Researchers Doug Tygar, Li Zhuang, and Feng Zhou of Berkeley, among others, took several 10-minute sound recordings of people typing at a keyboard. They then used a computer algorithm program to analyze the sounds, isolate the keystrokes from one another, and categorize the letters into words based on statistical probability.
“Using statistical learning theory, the computer can categorize the sounds of each key as it’s struck and develop a good first guess with an accuracy of 60% for characters and 20% for words,” says Zhuang. “We then use spelling and grammar checks to refine the results, which increased the character accuracy to 70% and the word accuracy to 50%.”

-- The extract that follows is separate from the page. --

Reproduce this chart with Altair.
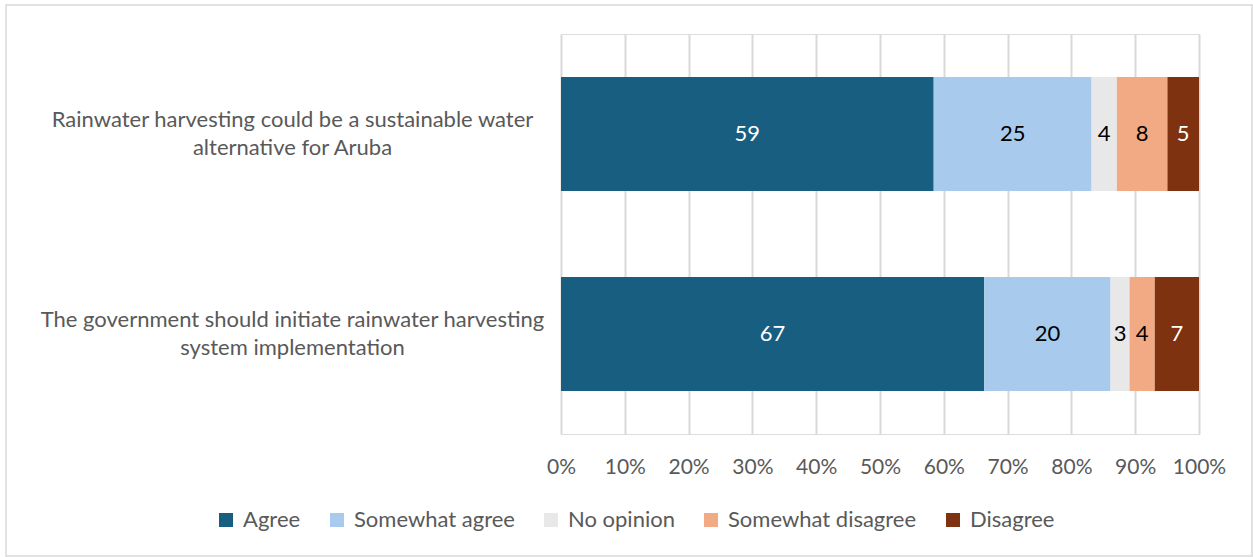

The recording is then played back repeatedly, allowing the program to learn and increase its accuracy rate. The algorithm in the Berkeley study can adapt to a variety of typing styles and was able to accurately detect particular patterns against some background noise. “Background noise definitely made it harder to recover accurate text, but the differences became smaller after several rounds of feedback,” says Tygar. “Given enough tries, the computer algorithm will eventually come up with a pretty good estimate of what was typed.”
According to the researchers, once the system is trained, recovery of typed data becomes an elementary process, even in situations where the data was not in English, such as in the case of a code or password. After 20 learning cycles, the algorithm was able to accurately retrieve 69% of several 10-character passwords, 77% of eight-character passwords, and 90% of five-character passwords. The researchers were able to make the recordings using readily available over-the-counter equipment. “We didn’t need high-quality audio to accomplish this,” says Zhou. “We just used a $10 microphone that can be easily purchased in almost any computer supply store.”
Though the researchers did not use the shift, control, backspace, or caps lock keys in their experiments, they believe they may eventually be able to account for those keys as well.
The research raises serious concerns about the security of typed messages, especially given the number of secure transactions that now take place over the Internet. “The message from this study is that there is no easy escape from this acoustic snooping,” says Tygar. “The type of keyboard you use doesn’t matter, your typing proficiency doesn’t matter, and the background noise can be overcome.” -Patrick Tucker
Source: University of California, Berkeley, Media News Center, 101 Sproul Hall, Berkeley, California 94720. Telephone 510-643-7741. Web site http://www.berkeley.edu/news.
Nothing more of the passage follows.